La société française et la justice doivent agir pour remédier à cet état de fait, notamment en mettant un terme à la manne d’argent considérable issue de la prostitution et en offrant des vraies solutions aux victimes.

Les sommes colossales de la prostitution sont apportées par les acheteurs / prostitueurs ; ces derniers sont l’assise et la raison d’être de ces réseaux et ils nourrissent une traite internationale de personnes qui génère d’innombrables souffrances humaines dans le monde entier.

 

Aujourd’hui la lutte contre la traite à des fins d’exploitation sexuelle, via son volet répressif, ressemble bien souvent au tonneau des Danaïdes : dès qu’une personne est arrêtée, son conjoint ou une amie la remplace, dès qu’un réseau est démantelé, un autre s’installe.
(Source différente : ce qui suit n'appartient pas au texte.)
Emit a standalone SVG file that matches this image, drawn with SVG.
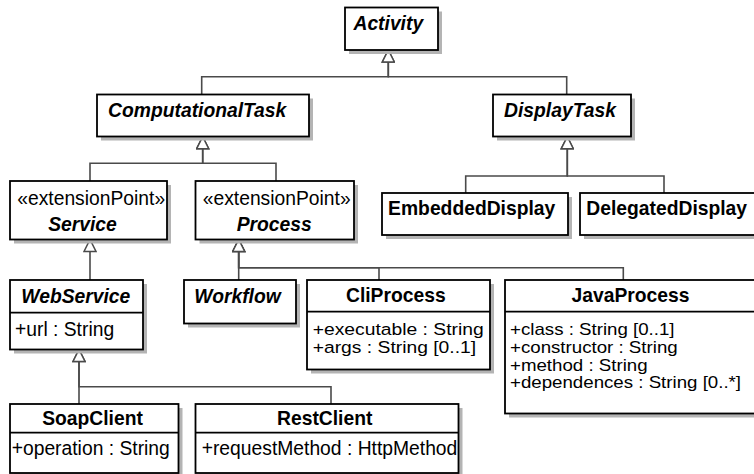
<svg xmlns="http://www.w3.org/2000/svg" width="754" height="474" viewBox="0 0 754 474">
<style>
  .box { fill: #ffffff; stroke: #000000; stroke-width: 1.8; }
  .shadow { fill: #b4b4b4; stroke: none; }
  .div { stroke: #000000; stroke-width: 1.8; }
  .t { font-family: "Liberation Sans", Arial, sans-serif; font-size: 19.3px; fill: #000000; }
  .sm { font-size: 18.7px; }
  .title { font-weight: bold; text-anchor: middle; }
  .abs { font-style: italic; }
  .st { text-anchor: middle; }
  .conn { fill: none; stroke: #4a4a4a; stroke-width: 1.6; marker-end: url(#gen); }
</style>
<defs>
  <marker id="gen" viewBox="0 0 14 14" refX="13" refY="7" markerWidth="14" markerHeight="14" orient="auto" markerUnits="userSpaceOnUse">
    <path d="M1,1 L13,7 L1,13 Z" fill="#ffffff" stroke="#4a4a4a" stroke-width="1.5"/>
  </marker>
</defs>
<rect width="754" height="474" fill="#ffffff"/>

<g id="connectors">
  <path class="conn" d="M201.7,94.3 V76.7 H388.3 V50"/>
  <path class="conn" d="M566.7,94.3 V76.7 H388.3 V50"/>
  <path class="conn" d="M90,181 V163.3 H202.7 V136.7"/>
  <path class="conn" d="M276,181 V163.3 H202.7 V136.7"/>
  <path class="conn" d="M465.7,193 V176 H567.3 V136.7"/>
  <path class="conn" d="M664,193 V176 H567.3 V136.7"/>
  <path class="conn" d="M90,280 V239.5"/>
  <path class="conn" d="M238.7,280 V239.5"/>
  <path class="conn" d="M379,280 V267.7 H238.7 V239.5"/>
  <path class="conn" d="M623.3,280 V267.7 H238.7 V239.5"/>
  <path class="conn" d="M79,404 V386.7 H79 V349.5"/>
  <path class="conn" d="M331,404 V386.7 H79 V349.5"/>
</g>

<g id="Activity">
  <rect class="shadow" x="349" y="11.5" width="93" height="42.5"/>
  <rect class="box" x="345" y="7.5" width="93" height="42.5"/>
  <text class="t title abs" x="388.3" y="30">Activity</text>
</g>

<g id="ComputationalTask">
  <rect class="shadow" x="101" y="98.5" width="212" height="42"/>
  <rect class="box" x="97" y="94.5" width="212" height="42"/>
  <text class="t title abs" x="197.2" y="117.3">ComputationalTask</text>
</g>

<g id="DisplayTask">
  <rect class="shadow" x="497" y="98.5" width="138" height="42"/>
  <rect class="box" x="493" y="94.5" width="138" height="42"/>
  <text class="t title abs" x="560" y="117.3">DisplayTask</text>
</g>

<g id="Service">
  <rect class="shadow" x="14" y="185" width="157" height="58.5"/>
  <rect class="box" x="10" y="181" width="157" height="58.5"/>
  <text class="t st" x="91.2" y="205">«extensionPoint»</text>
  <text class="t title abs" x="82.5" y="231">Service</text>
</g>

<g id="Process">
  <rect class="shadow" x="199.5" y="185" width="158.5" height="58.5"/>
  <rect class="box" x="195.5" y="181" width="158.5" height="58.5"/>
  <text class="t st" x="276.7" y="205">«extensionPoint»</text>
  <text class="t title abs" x="274.2" y="231">Process</text>
</g>

<g id="EmbeddedDisplay">
  <rect class="shadow" x="386" y="197" width="186" height="42"/>
  <rect class="box" x="382" y="193" width="186" height="42"/>
  <text class="t title" x="471.7" y="215">EmbeddedDisplay</text>
</g>

<g id="DelegatedDisplay">
  <rect class="shadow" x="584" y="197" width="190" height="42"/>
  <rect class="box" x="580" y="193" width="190" height="42"/>
  <text class="t title" x="666.7" y="215">DelegatedDisplay</text>
</g>

<g id="WebService">
  <rect class="shadow" x="14" y="284" width="133" height="69.5"/>
  <rect class="box" x="10" y="280" width="133" height="69.5"/>
  <line class="div" x1="10" y1="312.7" x2="143" y2="312.7"/>
  <text class="t title abs" x="75.8" y="302.7">WebService</text>
  <text class="t" x="15" y="335.7">+url : String</text>
</g>

<g id="Workflow">
  <rect class="shadow" x="188" y="284" width="112" height="43.5"/>
  <rect class="box" x="184" y="280" width="112" height="43.5"/>
  <text class="t title abs" x="237.5" y="302.7">Workflow</text>
</g>

<g id="CliProcess">
  <rect class="shadow" x="311" y="284" width="183" height="89.5"/>
  <rect class="box" x="307" y="280" width="183" height="89.5"/>
  <line class="div" x1="307" y1="311.7" x2="490" y2="311.7"/>
  <text class="t title" x="395.8" y="301.7">CliProcess</text>
  <text class="t" transform="translate(312.7,335) scale(1,0.83)">+executable : String</text>
  <text class="t" transform="translate(312.7,353.3) scale(1,0.83)">+args : String [0..1]</text>
</g>

<g id="JavaProcess">
  <rect class="shadow" x="509" y="284" width="260" height="133.5"/>
  <rect class="box" x="505" y="280" width="260" height="133.5"/>
  <line class="div" x1="505" y1="311.7" x2="765" y2="311.7"/>
  <text class="t title" x="630.5" y="301.7">JavaProcess</text>
  <text class="t sm" transform="translate(510,335) scale(1,0.84)">+class : String [0..1]</text>
  <text class="t sm" transform="translate(510,352.8) scale(1,0.84)">+constructor : String</text>
  <text class="t sm" transform="translate(510,370.6) scale(1,0.84)">+method : String</text>
  <text class="t sm" transform="translate(510,388.4) scale(1,0.84)">+dependences : String [0..*]</text>
</g>

<g id="SoapClient">
  <rect class="shadow" x="14" y="408" width="168.5" height="69"/>
  <rect class="box" x="10" y="404" width="168.5" height="69"/>
  <line class="div" x1="10" y1="432.7" x2="178.5" y2="432.7"/>
  <text class="t title" x="92.5" y="425">SoapClient</text>
  <text class="t" x="11.7" y="455">+operation : String</text>
</g>

<g id="RestClient">
  <rect class="shadow" x="199.5" y="408" width="263" height="69"/>
  <rect class="box" x="195.5" y="404" width="263" height="69"/>
  <line class="div" x1="195.5" y1="432.7" x2="458.5" y2="432.7"/>
  <text class="t title" x="324.7" y="425">RestClient</text>
  <text class="t" x="201.7" y="455">+requestMethod : HttpMethod</text>
</g>
</svg>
Sans application volontariste de l’ensemble de la loi du 13 avril 2016 visant à renforcer la lutte contre le système prostitutionnel et à accompagner les personnes prostituées le système continuera d’alimenter sans fin la venue de nouvelles victimes sur le sol français et la transformation de victimes en proxénètes.

 

Cette affaire de plus souligne l’importance de ce que souhaite l’Amicale du Nid :

  • Des campagnes d’information massives destinées à l’ensemble de la population sont nécessaires pour faire savoir ce qu’est réellement la prostitution, le système prostitutionnel et ce qui en résulte.
  • L’éducation à la vie sexuelle et affective prévue de longue date auprès des jeunes et toujours pas réalisée de façon satisfaisante doit enfin être intégrée dans la réalité de l’Education nationale.
  • Les trafiquants doivent être davantage poursuivis et les acheteurs, à l’origine de la prostitution et des trafics, doivent être pénalisés sur tout le territoire français et comprendre, au travers des stages prévus par la loi, la gravité de leurs actes.
  • Enfin, protection et alternatives doivent pouvoir être offertes aux victimes, notamment à travers les parcours de sortie de prostitution dont la mise en œuvre doit être pleinement assurée sur tout le territoire.

 

La loi, dans ces différentes dispositions, protectrices et émancipatrices des victimes et sanctionnant l’ensemble des responsables de la prostitution, doit être appliquée.